What's Next?
When I was a kid, there were certain birds I'd look at in my Golden Guide and dream of seeing someday. Some, like California Condor, had impossibly tiny dots on their range maps. Others, like White-tailed Kite, had slightly larger ranges marked on their maps, but their ranges were so far from my home that I figured I'd be lucky to ever see them. This didn't stop me from searching the countryside around my house for them; I held out hope that one would take a wrong turn someday and drift over my way. Hope is the thing with wings, after all. Then again, I also held out hope that a pirate ship would sail up the creek behind my house and take me away to live a life of adventure.
Anyway, some birds were especially intriguing. The Cave Swallow was so limited in its range that it didn't even get its own map. Even its account got short shrift. Here it is in its entirety:
Very local in spring and summer near Carlsbad Cavern, N. Mex., and in south-central Texas. Like Cliff Swallow except for buffy throat. Nests in limestone caves.
Clearly, Cave Swallow was a bird that took some doing to see.
The years went by and I moved a little closer to Cave Swallow range, but still far from the range as listed in the Golden Guide. But all that while, like the gargoyles in the old late night TV movie, Cave Swallows began to spread out of the desert. Unlike the gargoyles, however, nobody poured gasoline on the Cave Swallow eggs and nipped their future in the bud. The Cave Swallows just kept on coming.
Of course, Cave Swallows weren't even known as nesters within the United States before 1915, so their march has been steady for about a century at least. Other swallows have been spreading wildly during that time, too. Barn Swallows are some of our most common summer birds today, but as of the 1930s there were almost no summer records for the state. Cliff Swallows, very close relatives of Cave Swallows, have also recently invaded the state as nesters in a big way.
Louisiana got its first record of Cave Swallow in 1988, all the way over in Saint Tammany Parish. Within a few years, nesting Cave Swallows were being reported regularly on the Louisiana side of the bridge at Sabine Pass. Over the past few years Cave Swallows have been seen in the autumn as well, often heading directly northeast (not surprisingly, autumn numbers of Cave Swallows in the northeastern United States have skyrocketed recently).

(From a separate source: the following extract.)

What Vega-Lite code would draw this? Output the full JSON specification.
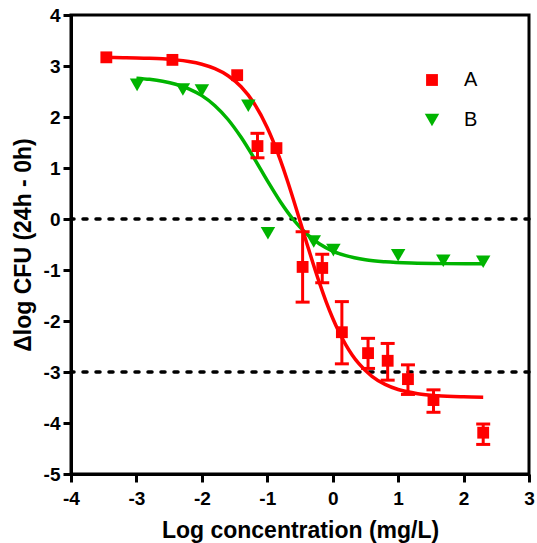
{
  "$schema": "https://vega.github.io/schema/vega-lite/v6.json",
  "width": 458,
  "height": 459,
  "autosize": "none",
  "padding": {"left": 71, "top": 15, "right": 8, "bottom": 69},
  "background": "white",
  "config": {
    "view": {"stroke": "black", "strokeWidth": 3},
    "font": "Liberation Sans",
    "axis": {
      "grid": false,
      "domainColor": "black",
      "domainWidth": 3,
      "tickColor": "black",
      "tickWidth": 3,
      "tickSize": 8,
      "labelFont": "Liberation Sans",
      "labelFontWeight": "bold",
      "labelFontSize": 19,
      "labelColor": "black",
      "labelFlush": false,
      "labelOverlap": false,
      "titleFont": "Liberation Sans",
      "titleFontWeight": "bold",
      "titleFontSize": 23,
      "titleColor": "black"
    }
  },
  "datasets": {
    "points": [
      {"series": "A", "x": -3.46, "y": 3.17},
      {"series": "A", "x": -2.45, "y": 3.12},
      {"series": "A", "x": -1.46, "y": 2.82},
      {"series": "A", "x": -1.15, "y": 1.43},
      {"series": "A", "x": -0.86, "y": 1.39},
      {"series": "A", "x": -0.46, "y": -0.94},
      {"series": "A", "x": -0.16, "y": -0.96},
      {"series": "A", "x": 0.14, "y": -2.22},
      {"series": "A", "x": 0.54, "y": -2.63},
      {"series": "A", "x": 0.84, "y": -2.78},
      {"series": "A", "x": 1.15, "y": -3.14},
      {"series": "A", "x": 1.54, "y": -3.55},
      {"series": "A", "x": 2.3, "y": -4.19},
      {"series": "B", "x": -2.99, "y": 2.63},
      {"series": "B", "x": -2.29, "y": 2.54},
      {"series": "B", "x": -2.0, "y": 2.52},
      {"series": "B", "x": -1.29, "y": 2.22},
      {"series": "B", "x": -0.99, "y": -0.28},
      {"series": "B", "x": -0.29, "y": -0.44},
      {"series": "B", "x": 0.01, "y": -0.61},
      {"series": "B", "x": 1.0, "y": -0.71},
      {"series": "B", "x": 1.69, "y": -0.82},
      {"series": "B", "x": 2.3, "y": -0.84}
    ],
    "errors": [
      {"x": -1.15, "lo": 1.2, "hi": 1.68},
      {"x": -0.46, "lo": -1.63, "hi": -0.25},
      {"x": -0.16, "lo": -1.25, "hi": -0.69},
      {"x": 0.14, "lo": -2.84, "hi": -1.62},
      {"x": 0.54, "lo": -2.93, "hi": -2.34},
      {"x": 0.84, "lo": -3.16, "hi": -2.44},
      {"x": 1.15, "lo": -3.44, "hi": -2.86},
      {"x": 1.54, "lo": -3.79, "hi": -3.35},
      {"x": 2.3, "lo": -4.42, "hi": -4.02}
    ],
    "curveA": [
      {"x": -3.46, "y": 3.167}, {"x": -3.2, "y": 3.163}, {"x": -3.0, "y": 3.159},
      {"x": -2.8, "y": 3.152}, {"x": -2.6, "y": 3.14}, {"x": -2.4, "y": 3.12},
      {"x": -2.2, "y": 3.088}, {"x": -2.0, "y": 3.035}, {"x": -1.8, "y": 2.948},
      {"x": -1.6, "y": 2.81}, {"x": -1.4, "y": 2.592}, {"x": -1.2, "y": 2.265},
      {"x": -1.0, "y": 1.789}, {"x": -0.9, "y": 1.491}, {"x": -0.8, "y": 1.153},
      {"x": -0.7, "y": 0.78}, {"x": -0.6, "y": 0.379}, {"x": -0.5, "y": -0.038},
      {"x": -0.4, "y": -0.46}, {"x": -0.3, "y": -0.872}, {"x": -0.2, "y": -1.263},
      {"x": -0.1, "y": -1.623}, {"x": 0.0, "y": -1.945}, {"x": 0.1, "y": -2.226},
      {"x": 0.2, "y": -2.467}, {"x": 0.3, "y": -2.67}, {"x": 0.4, "y": -2.837},
      {"x": 0.6, "y": -3.084}, {"x": 0.8, "y": -3.243}, {"x": 1.0, "y": -3.343},
      {"x": 1.3, "y": -3.425}, {"x": 1.6, "y": -3.465}, {"x": 2.0, "y": -3.487},
      {"x": 2.3, "y": -3.494}
    ],
    "curveB": [
      {"x": -3.0, "y": 2.761}, {"x": -2.8, "y": 2.738}, {"x": -2.6, "y": 2.701},
      {"x": -2.4, "y": 2.643}, {"x": -2.2, "y": 2.553}, {"x": -2.0, "y": 2.419},
      {"x": -1.8, "y": 2.222}, {"x": -1.6, "y": 1.951}, {"x": -1.4, "y": 1.601},
      {"x": -1.2, "y": 1.189}, {"x": -1.0, "y": 0.753}, {"x": -0.8, "y": 0.339},
      {"x": -0.6, "y": -0.015}, {"x": -0.4, "y": -0.29}, {"x": -0.2, "y": -0.49},
      {"x": 0.0, "y": -0.628}, {"x": 0.2, "y": -0.719}, {"x": 0.5, "y": -0.8},
      {"x": 0.8, "y": -0.84}, {"x": 1.2, "y": -0.865}, {"x": 1.7, "y": -0.875},
      {"x": 2.3, "y": -0.878}
    ],
    "refs": [{"y": 0}, {"y": -3}]
  },
  "layer": [
    {
      "data": {"name": "refs"},
      "mark": {"type": "rule", "color": "black", "strokeWidth": 3.5, "strokeDash": [4, 9], "strokeCap": "round"},
      "encoding": {
        "y": {"field": "y", "type": "quantitative", "title": "Δlog CFU (24h - 0h)", "scale": {"domain": [-5, 4], "nice": false, "zero": false},
          "axis": {"values": [-5, -4, -3, -2, -1, 0, 1, 2, 3, 4], "labelExpr": "'' + datum.value", "labelPadding": 3, "titlePadding": 8}}
      }
    },
    {
      "data": {"name": "curveB"},
      "mark": {"type": "line", "color": "#00B400", "strokeWidth": 3.5, "interpolate": "monotone"},
      "encoding": {
        "x": {"field": "x", "type": "quantitative", "title": "Log concentration (mg/L)"},
        "y": {"field": "y", "type": "quantitative", "title": "Δlog CFU (24h - 0h)"}
      }
    },
    {
      "data": {"name": "curveA"},
      "mark": {"type": "line", "color": "#FF0000", "strokeWidth": 3.5, "interpolate": "monotone"},
      "encoding": {
        "x": {"field": "x", "type": "quantitative", "title": "Log concentration (mg/L)"},
        "y": {"field": "y", "type": "quantitative", "title": "Δlog CFU (24h - 0h)"}
      }
    },
    {
      "data": {"name": "errors"},
      "mark": {"type": "errorbar", "color": "#FF0000", "opacity": 1, "thickness": 3, "ticks": {"size": 14, "thickness": 3, "color": "#FF0000", "opacity": 1}, "rule": {"opacity": 1, "strokeWidth": 3}},
      "encoding": {
        "x": {"field": "x", "type": "quantitative", "title": "Log concentration (mg/L)"},
        "y": {"field": "lo", "type": "quantitative", "title": "Δlog CFU (24h - 0h)"},
        "y2": {"field": "hi"}
      }
    },
    {
      "data": {"name": "points"},
      "mark": {"type": "point", "filled": true, "opacity": 1, "strokeWidth": 0},
      "encoding": {
        "x": {"field": "x", "type": "quantitative", "title": "Log concentration (mg/L)", "scale": {"domain": [-4, 3], "nice": false, "zero": false},
          "axis": {"values": [-4, -3, -2, -1, 0, 1, 2, 3], "labelExpr": "'' + datum.value", "labelPadding": 7, "titlePadding": 11}},
        "y": {"field": "y", "type": "quantitative", "title": "Δlog CFU (24h - 0h)"},
        "color": {"field": "series", "type": "nominal", "scale": {"domain": ["A", "B"], "range": ["#FF0000", "#00B400"]},
          "legend": {"orient": "none", "legendX": 351, "legendY": 55, "title": null, "labelFont": "Liberation Sans", "labelFontSize": 20, "labelFontWeight": "normal", "labelColor": "black", "rowPadding": 20, "labelOffset": 22, "padding": 0}},
        "shape": {"field": "series", "type": "nominal", "scale": {"domain": ["A", "B"], "range": ["square", "triangle-down"]}},
        "size": {"field": "series", "type": "nominal", "scale": {"domain": ["A", "B"], "range": [140, 210]}}
      }
    }
  ]
}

The bird in the video above, filmed yesterday near Lake Arthur, appears to be a young bird. Its throat is whitish and there's a buffy band across the chest. On its right is a Barn Swallow. With the increasing number of reports of Cave Swallows across a widening zone, it seems clear that the once rare Cave Swallow will become common here before too long. Needless to say, Cave Swallows now have their own range maps in field guides.